Elle passe en zone libre et devient infirmière, rencontre le célèbre colonel Fabien et sa « chance » tourne. Parce que bilingue français-allemand, le colonel l'envoie en Allemagne pour servir d'espionne.


Cette infiltrée en territoire nazi va jouer un rôle déterminant pour aider les Alliés à envahir l’Allemagne. Couverte de médailles à la fin de la guerre, elle disparaît des radars et reprend une vie normale.


A Genève, en 1953, elle rencontre un toubib américain, Major L. Cohn, brillant scientifique. Mariés, ils partent aux Etats-Unis. L'infirmière Chichinette devient son assistante. Avec lui, de 5 ans son cadet, elle aura deux enfants.


Il faut attendre 1996 et l’appel à témoins de la Fondation USC Shoah, créée par Steven Spielberg, pour que l’héroïne anonyme sorte de l'ombre et se décide enfin à parler.


« Ni mon mari, ni mes enfants n’étaient au courant », me confie-t-elle. Elle ne s’arrêtera plus, parcourt le monde pour prêcher la bonne parole : « je veux parler aux jeunes, ils sont notre avenir ». « Si vous ne connaissez pas votre passé, vous ne pouvez pas construire le futur. C'est pourquoi il est important de témoigner surtout en ce moment », martèle-t-elle.

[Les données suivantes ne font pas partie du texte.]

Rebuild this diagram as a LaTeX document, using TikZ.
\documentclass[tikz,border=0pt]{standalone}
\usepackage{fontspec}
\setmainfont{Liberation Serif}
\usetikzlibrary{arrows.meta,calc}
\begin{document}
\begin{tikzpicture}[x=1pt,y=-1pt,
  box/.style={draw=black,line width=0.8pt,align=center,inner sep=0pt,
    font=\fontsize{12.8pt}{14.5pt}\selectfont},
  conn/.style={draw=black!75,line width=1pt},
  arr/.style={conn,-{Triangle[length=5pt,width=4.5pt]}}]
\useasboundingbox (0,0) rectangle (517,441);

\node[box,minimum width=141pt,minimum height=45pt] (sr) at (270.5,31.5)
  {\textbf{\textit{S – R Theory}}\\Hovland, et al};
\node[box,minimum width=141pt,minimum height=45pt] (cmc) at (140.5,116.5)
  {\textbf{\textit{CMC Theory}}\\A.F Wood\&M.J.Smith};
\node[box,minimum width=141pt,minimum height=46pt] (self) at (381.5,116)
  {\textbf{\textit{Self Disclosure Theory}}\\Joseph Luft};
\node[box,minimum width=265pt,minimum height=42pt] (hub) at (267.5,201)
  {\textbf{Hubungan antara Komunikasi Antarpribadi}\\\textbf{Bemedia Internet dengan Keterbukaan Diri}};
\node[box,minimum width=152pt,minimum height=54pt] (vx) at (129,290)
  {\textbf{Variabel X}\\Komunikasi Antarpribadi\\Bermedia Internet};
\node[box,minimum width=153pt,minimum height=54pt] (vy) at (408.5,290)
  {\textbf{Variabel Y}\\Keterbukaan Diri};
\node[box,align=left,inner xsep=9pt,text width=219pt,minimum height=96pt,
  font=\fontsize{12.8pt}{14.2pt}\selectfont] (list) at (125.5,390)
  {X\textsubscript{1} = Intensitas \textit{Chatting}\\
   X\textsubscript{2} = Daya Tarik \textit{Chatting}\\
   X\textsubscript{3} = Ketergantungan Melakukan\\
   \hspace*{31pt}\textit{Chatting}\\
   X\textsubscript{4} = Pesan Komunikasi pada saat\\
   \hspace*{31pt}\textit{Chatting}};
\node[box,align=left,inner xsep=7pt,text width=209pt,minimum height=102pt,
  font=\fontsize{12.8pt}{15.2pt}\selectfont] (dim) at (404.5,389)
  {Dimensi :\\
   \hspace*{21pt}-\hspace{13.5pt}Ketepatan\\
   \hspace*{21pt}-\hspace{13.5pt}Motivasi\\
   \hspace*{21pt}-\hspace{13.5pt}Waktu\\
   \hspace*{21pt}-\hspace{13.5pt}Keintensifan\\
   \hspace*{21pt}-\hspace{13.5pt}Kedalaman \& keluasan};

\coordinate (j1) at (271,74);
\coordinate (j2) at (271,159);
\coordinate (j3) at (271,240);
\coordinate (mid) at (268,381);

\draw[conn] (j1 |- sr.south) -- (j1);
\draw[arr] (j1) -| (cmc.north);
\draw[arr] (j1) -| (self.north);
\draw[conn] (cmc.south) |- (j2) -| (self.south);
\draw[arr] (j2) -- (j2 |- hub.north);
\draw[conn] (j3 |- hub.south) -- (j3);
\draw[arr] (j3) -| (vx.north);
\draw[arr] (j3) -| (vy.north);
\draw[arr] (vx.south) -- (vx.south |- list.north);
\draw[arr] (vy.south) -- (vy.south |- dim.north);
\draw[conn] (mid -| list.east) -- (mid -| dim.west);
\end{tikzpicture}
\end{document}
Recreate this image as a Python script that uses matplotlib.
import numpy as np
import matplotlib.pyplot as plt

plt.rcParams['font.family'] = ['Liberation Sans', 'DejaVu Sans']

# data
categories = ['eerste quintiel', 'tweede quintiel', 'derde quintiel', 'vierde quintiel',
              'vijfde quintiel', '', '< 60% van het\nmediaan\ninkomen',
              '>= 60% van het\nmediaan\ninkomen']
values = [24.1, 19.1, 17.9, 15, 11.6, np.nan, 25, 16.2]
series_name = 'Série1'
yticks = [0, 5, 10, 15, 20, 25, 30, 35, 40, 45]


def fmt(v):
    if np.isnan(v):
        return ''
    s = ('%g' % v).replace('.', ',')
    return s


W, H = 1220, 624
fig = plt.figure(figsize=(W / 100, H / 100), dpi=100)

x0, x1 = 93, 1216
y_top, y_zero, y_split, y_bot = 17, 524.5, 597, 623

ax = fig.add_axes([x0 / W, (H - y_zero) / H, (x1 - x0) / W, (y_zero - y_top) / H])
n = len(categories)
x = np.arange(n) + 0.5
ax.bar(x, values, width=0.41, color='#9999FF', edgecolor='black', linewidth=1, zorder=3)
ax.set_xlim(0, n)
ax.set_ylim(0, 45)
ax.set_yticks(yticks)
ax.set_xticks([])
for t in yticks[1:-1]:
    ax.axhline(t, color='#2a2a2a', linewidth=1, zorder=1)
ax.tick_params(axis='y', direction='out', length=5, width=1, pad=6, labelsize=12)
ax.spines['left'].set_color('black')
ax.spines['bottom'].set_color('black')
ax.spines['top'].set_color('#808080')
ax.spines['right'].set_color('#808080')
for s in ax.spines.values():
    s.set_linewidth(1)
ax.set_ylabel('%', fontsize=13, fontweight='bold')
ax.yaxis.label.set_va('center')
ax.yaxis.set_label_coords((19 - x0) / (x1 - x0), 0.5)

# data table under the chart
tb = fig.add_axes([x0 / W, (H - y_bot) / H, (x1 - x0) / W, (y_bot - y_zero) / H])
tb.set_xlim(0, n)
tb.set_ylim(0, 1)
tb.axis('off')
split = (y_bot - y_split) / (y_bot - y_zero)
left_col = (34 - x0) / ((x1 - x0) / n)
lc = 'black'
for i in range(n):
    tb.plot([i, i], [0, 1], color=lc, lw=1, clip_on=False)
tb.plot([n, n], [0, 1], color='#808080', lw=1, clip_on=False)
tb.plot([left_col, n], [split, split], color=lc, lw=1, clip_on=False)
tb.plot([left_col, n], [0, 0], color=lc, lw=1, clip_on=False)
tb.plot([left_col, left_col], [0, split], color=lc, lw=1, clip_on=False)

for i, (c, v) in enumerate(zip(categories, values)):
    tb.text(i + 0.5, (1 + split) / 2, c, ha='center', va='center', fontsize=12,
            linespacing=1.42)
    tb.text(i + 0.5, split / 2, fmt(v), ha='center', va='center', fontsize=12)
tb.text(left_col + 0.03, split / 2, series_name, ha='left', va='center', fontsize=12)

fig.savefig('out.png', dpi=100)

Invitée aux quatre coins de la terre donc, Chichinette a dû faire près de 1500 conférences. Infatigable, montée sur des ressorts, elle va partout, « tant qu’on me paie le transport et l’hébergement, je viens avec plaisir ».


Elle est toujours accompagnée de son mari qui devient à son tour son assistant : un homme discret, « un couple complémentaire », dixit son homme.

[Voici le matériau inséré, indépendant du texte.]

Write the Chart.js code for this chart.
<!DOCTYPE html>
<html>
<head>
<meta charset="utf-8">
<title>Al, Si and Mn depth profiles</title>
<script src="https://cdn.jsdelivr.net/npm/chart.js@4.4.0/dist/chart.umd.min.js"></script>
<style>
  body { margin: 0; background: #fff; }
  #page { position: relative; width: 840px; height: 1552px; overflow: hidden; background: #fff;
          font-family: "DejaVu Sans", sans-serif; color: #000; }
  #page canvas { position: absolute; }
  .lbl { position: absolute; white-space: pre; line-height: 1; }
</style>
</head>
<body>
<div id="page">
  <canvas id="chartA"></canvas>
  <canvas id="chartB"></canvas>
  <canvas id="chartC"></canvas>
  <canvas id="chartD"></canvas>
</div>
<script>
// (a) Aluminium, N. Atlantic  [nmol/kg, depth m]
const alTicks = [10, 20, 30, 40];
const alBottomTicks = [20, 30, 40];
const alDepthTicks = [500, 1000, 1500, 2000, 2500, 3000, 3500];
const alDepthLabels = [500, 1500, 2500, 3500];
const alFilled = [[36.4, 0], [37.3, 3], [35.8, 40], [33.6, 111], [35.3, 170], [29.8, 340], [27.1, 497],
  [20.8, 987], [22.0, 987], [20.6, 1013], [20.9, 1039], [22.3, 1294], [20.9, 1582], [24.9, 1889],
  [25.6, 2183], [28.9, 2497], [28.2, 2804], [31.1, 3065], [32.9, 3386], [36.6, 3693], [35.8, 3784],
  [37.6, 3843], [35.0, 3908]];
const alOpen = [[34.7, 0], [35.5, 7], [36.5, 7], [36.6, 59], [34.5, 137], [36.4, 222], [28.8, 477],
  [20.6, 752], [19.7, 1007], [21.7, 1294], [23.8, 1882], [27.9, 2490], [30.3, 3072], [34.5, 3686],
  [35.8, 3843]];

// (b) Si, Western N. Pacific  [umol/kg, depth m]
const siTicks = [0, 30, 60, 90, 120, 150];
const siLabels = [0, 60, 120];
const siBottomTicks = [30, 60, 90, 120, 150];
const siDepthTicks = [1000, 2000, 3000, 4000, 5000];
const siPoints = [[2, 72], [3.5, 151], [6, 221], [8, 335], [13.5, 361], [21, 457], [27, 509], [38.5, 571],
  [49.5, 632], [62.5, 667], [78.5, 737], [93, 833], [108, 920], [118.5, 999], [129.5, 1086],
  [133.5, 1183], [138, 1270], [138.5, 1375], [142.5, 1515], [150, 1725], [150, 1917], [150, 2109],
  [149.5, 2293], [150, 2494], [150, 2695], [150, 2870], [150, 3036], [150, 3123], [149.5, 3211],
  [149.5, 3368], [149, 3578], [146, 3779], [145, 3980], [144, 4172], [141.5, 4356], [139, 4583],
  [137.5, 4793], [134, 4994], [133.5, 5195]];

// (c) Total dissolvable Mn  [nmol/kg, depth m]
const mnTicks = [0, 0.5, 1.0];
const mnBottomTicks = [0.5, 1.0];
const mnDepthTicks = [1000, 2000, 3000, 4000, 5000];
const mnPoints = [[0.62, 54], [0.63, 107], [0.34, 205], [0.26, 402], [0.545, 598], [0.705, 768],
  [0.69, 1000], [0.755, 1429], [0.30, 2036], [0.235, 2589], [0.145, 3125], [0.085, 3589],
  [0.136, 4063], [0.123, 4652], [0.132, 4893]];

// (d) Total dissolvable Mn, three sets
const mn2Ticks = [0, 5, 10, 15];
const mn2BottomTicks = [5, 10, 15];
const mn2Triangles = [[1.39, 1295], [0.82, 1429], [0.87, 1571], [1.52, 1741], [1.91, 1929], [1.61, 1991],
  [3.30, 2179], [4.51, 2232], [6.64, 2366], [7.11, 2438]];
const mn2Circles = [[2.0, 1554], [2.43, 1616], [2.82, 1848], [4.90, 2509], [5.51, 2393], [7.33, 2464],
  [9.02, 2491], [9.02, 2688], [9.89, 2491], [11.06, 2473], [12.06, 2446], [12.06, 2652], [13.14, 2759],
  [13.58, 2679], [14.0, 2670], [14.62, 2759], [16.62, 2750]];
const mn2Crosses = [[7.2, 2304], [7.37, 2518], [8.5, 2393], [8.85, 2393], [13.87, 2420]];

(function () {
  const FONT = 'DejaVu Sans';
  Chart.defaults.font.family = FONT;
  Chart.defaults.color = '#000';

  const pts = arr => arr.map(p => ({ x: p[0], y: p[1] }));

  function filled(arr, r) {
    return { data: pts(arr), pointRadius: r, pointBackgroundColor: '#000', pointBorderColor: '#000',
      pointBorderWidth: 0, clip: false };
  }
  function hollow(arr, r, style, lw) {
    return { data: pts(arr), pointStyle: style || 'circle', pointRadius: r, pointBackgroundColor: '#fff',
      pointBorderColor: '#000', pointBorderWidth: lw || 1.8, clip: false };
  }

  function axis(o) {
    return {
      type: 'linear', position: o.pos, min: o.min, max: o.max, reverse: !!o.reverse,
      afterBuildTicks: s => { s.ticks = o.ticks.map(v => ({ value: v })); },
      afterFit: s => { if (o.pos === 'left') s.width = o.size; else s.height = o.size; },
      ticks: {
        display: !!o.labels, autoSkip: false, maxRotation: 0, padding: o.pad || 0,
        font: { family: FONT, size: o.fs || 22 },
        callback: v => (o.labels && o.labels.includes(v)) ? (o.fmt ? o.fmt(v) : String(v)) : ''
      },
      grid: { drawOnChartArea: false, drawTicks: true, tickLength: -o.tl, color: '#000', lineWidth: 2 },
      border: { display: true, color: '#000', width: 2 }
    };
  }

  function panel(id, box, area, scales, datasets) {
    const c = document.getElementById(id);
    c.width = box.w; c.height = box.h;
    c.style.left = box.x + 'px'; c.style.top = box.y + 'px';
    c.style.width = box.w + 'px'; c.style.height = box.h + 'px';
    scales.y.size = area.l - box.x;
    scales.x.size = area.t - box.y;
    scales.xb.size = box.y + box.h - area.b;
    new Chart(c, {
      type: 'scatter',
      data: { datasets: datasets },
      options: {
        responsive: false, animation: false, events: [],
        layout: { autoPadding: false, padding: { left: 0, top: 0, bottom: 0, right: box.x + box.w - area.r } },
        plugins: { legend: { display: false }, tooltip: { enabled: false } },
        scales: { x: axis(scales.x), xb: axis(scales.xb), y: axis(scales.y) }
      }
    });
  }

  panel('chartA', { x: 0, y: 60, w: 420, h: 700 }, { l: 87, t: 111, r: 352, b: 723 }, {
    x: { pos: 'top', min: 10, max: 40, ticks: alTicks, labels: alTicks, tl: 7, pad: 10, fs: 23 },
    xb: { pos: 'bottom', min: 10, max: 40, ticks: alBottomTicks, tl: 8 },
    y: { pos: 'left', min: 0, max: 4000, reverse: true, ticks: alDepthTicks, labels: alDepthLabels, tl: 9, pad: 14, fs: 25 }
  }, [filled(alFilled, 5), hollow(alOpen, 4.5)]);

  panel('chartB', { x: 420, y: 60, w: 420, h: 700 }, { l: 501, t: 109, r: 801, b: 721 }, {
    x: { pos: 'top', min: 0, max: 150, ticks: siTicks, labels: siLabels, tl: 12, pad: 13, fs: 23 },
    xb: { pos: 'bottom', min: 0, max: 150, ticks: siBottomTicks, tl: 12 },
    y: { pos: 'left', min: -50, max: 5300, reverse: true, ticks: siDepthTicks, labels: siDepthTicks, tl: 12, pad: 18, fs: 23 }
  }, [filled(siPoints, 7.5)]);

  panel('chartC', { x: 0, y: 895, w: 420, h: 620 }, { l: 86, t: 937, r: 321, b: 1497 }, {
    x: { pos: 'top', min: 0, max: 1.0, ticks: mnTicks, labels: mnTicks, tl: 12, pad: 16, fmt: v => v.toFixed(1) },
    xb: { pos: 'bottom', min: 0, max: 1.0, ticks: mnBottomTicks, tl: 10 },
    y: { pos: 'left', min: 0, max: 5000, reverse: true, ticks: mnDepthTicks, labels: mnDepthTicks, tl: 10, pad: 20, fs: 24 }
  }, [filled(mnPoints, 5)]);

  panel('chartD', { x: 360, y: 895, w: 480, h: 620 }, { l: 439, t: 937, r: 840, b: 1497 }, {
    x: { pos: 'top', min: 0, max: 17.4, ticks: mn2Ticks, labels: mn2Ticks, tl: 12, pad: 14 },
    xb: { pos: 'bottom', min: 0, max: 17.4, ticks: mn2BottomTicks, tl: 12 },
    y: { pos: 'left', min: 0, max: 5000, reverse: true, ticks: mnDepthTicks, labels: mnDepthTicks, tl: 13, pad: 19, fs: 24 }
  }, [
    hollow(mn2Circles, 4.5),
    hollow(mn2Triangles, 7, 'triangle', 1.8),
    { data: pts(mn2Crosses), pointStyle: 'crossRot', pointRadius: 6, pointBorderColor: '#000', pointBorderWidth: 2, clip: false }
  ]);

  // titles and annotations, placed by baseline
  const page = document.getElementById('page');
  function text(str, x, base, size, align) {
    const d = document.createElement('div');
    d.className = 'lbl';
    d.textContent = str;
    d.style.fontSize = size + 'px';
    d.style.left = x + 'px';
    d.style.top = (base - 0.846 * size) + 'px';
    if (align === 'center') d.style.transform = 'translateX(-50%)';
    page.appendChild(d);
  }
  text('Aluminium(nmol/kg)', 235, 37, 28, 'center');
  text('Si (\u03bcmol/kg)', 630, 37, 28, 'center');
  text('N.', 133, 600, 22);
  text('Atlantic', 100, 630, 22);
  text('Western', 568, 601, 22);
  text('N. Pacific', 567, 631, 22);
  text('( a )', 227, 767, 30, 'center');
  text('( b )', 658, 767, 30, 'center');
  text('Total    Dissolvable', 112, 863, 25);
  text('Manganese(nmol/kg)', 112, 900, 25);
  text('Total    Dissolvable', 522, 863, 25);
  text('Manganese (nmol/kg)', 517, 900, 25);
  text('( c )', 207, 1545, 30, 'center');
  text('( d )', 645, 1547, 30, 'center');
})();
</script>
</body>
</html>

Politiquement, elle est à gauche, fustige « ce nombre croissant de clowns effrayants au pouvoir, de l’horrible Trump à Netanyahou véritable catastrophe pour Israël inféodé aux ultrareligieux ».


La salle se vide et Chichinette ne semble pas disposée à quitter la salle, occupée à faire des selfies avec ses fans venus à la fin de la projection.

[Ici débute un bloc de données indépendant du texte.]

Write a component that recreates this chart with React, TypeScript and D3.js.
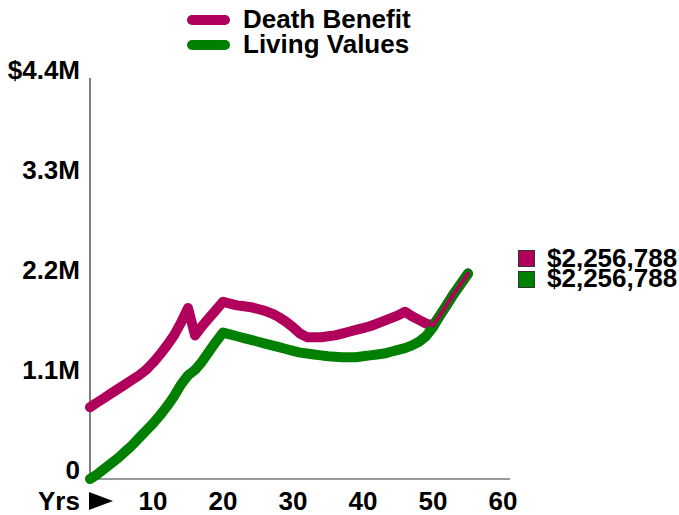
import React from "react";
import * as d3 from "d3";

const years: number[] = Array.from({ length: 55 }, (_, i) => i + 1);

const deathBenefit: number[] = [
  0.79, 0.84, 0.89, 0.94, 0.99, 1.04, 1.09, 1.14, 1.2, 1.28,
  1.37, 1.47, 1.58, 1.72, 1.88, 1.58, 1.68, 1.77, 1.86, 1.95,
  1.93, 1.91, 1.9, 1.89, 1.87, 1.85, 1.82, 1.78, 1.73, 1.67,
  1.6, 1.56, 1.56, 1.56, 1.57, 1.58, 1.6, 1.62, 1.64, 1.66,
  1.68, 1.71, 1.74, 1.77, 1.8, 1.84, 1.79, 1.75, 1.71, 1.69,
  1.8, 1.92, 2.04, 2.15, 2.26,
];

const livingValues: number[] = [
  0.0, 0.05, 0.11, 0.17, 0.23, 0.3, 0.37, 0.45, 0.53, 0.61,
  0.7, 0.8, 0.91, 1.04, 1.14, 1.2, 1.29, 1.4, 1.51, 1.61,
  1.59, 1.57, 1.55, 1.53, 1.51, 1.49, 1.47, 1.45, 1.43, 1.41,
  1.39, 1.38, 1.37, 1.36, 1.35, 1.345, 1.34, 1.34, 1.34, 1.35,
  1.36, 1.37, 1.38, 1.4, 1.42, 1.44, 1.47, 1.51, 1.57, 1.67,
  1.8, 1.92, 2.04, 2.15, 2.26,
];

const yTickValues: number[] = [0, 1.1, 2.2, 3.3, 4.4];
const yTickLabels: string[] = ["0", "1.1M", "2.2M", "3.3M", "$4.4M"];
const xTickValues: number[] = [10, 20, 30, 40, 50, 60];
const seriesNames: string[] = ["Death Benefit", "Living Values"];
const finalLabels: string[] = ["$2,256,788", "$2,256,788"];

const MAGENTA = "#b1005c";
const GREEN = "#008000";
const FONT = "'Liberation Sans', Arial, sans-serif";

export default function App() {
  const x = d3.scaleLinear().domain([1, 61]).range([90, 510]);
  const y = d3.scaleLinear().domain([0, 4.4]).range([479, 79]);

  const line = d3
    .line<number>()
    .x((_, i) => x(years[i]))
    .y((d) => y(d));

  const dbPath = line(deathBenefit) || "";
  const lvPath = line(livingValues) || "";

  const textStyle = {
    fontFamily: FONT,
    fontWeight: 700,
    fontSize: 26,
    fill: "#000",
  } as const;

  return (
    <svg
      width={679}
      height={515}
      style={{ position: "absolute", left: 0, top: 0, background: "#fff" }}
    >
      {/* legend */}
      <g>
        <line x1={192} x2={225} y1={20} y2={20} stroke={MAGENTA} strokeWidth={10} strokeLinecap="round" />
        <line x1={192} x2={225} y1={45} y2={45} stroke={GREEN} strokeWidth={10} strokeLinecap="round" />
        <text x={243} y={28} {...textStyle}>{seriesNames[0]}</text>
        <text x={243} y={53} {...textStyle}>{seriesNames[1]}</text>
      </g>

      {/* axes */}
      <line x1={90} x2={90} y1={78} y2={479} stroke="#555" strokeWidth={1.5} />
      <line x1={90} x2={510} y1={479} y2={479} stroke="#777" strokeWidth={1.5} />

      {/* y tick labels */}
      {yTickValues.map((v, i) => (
        <text key={v} x={80} y={y(v)} textAnchor="end" {...textStyle}>
          {yTickLabels[i]}
        </text>
      ))}

      {/* x tick labels */}
      <text x={38} y={510} {...textStyle}>Yrs</text>
      <polygon points="89,492 113,501 89,510" fill="#000" />
      {xTickValues.map((v) => (
        <text key={v} x={x(v)} y={510} textAnchor="middle" {...textStyle}>
          {v}
        </text>
      ))}

      {/* series */}
      <path d={dbPath} fill="none" stroke={MAGENTA} strokeWidth={10} strokeLinecap="round" strokeLinejoin="round" />
      <path d={lvPath} fill="none" stroke={GREEN} strokeWidth={10} strokeLinecap="round" strokeLinejoin="round" />
      <path d={dbPath} fill="none" stroke={MAGENTA} strokeWidth={4} strokeLinecap="round" strokeLinejoin="round" />

      {/* final value labels */}
      <rect x={518.5} y={250.5} width={16} height={16} fill={MAGENTA} stroke="#333" strokeWidth={1} />
      <rect x={518.5} y={271.5} width={16} height={16} fill={GREEN} stroke="#333" strokeWidth={1} />
      <text x={547} y={267} {...textStyle}>{finalLabels[0]}</text>
      <text x={547} y={287} {...textStyle}>{finalLabels[1]}</text>
    </svg>
  );
}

Dans le resto juste en face du cinéma, autour d'un poulet fermier et de frites maison, elle continue à balancer des anecdotes. Comme ce jour, en pleine guerre, où elle chipote auprès des gradés sur son uniforme, qu'elle trouve légèrement trop grand. Loquace, elle se met aussi à parler de la France «qui sera toujours mon pays ». « Des Etats-Unis où je vis, je vote à toutes les élections françaises », aime-t-elle préciser.


Chichinette, pas spécialement fan de Macron pour qui elle a quand même voté, me fait promettre de toujours « faire barrage à Marine Le Pen, parce qu'elle, une fois élue, elle ne quittera jamais le pouvoir ». 


Il est 1h du matin. Tout le monde est crevé, sauf elle. Pourtant, la journée a été longue. Deux débats ce samedi 2 novembre, le premier a eu lieu au Méliès de Montreuil à 18h, le second donc à l’Espace Saint-Michel. Chichinette a l'air en forme.


La vieille dame fêtera ses 100 ans le 7 avril prochain ! « Le vieux est fatigué, il faut aller le coucher », plaisante-t-elle, dans le taxi qui la ramène à son hôtel.


Ce dimanche 3 novembre, elle est déjà en route pour Le Mans, avant la Vendée. Sa tournée française ne fait que commencer…


"Chichinette, ma vie d’espionne" de Nicola Hans : Documentaire d'1h26, en ce moment au cinéma.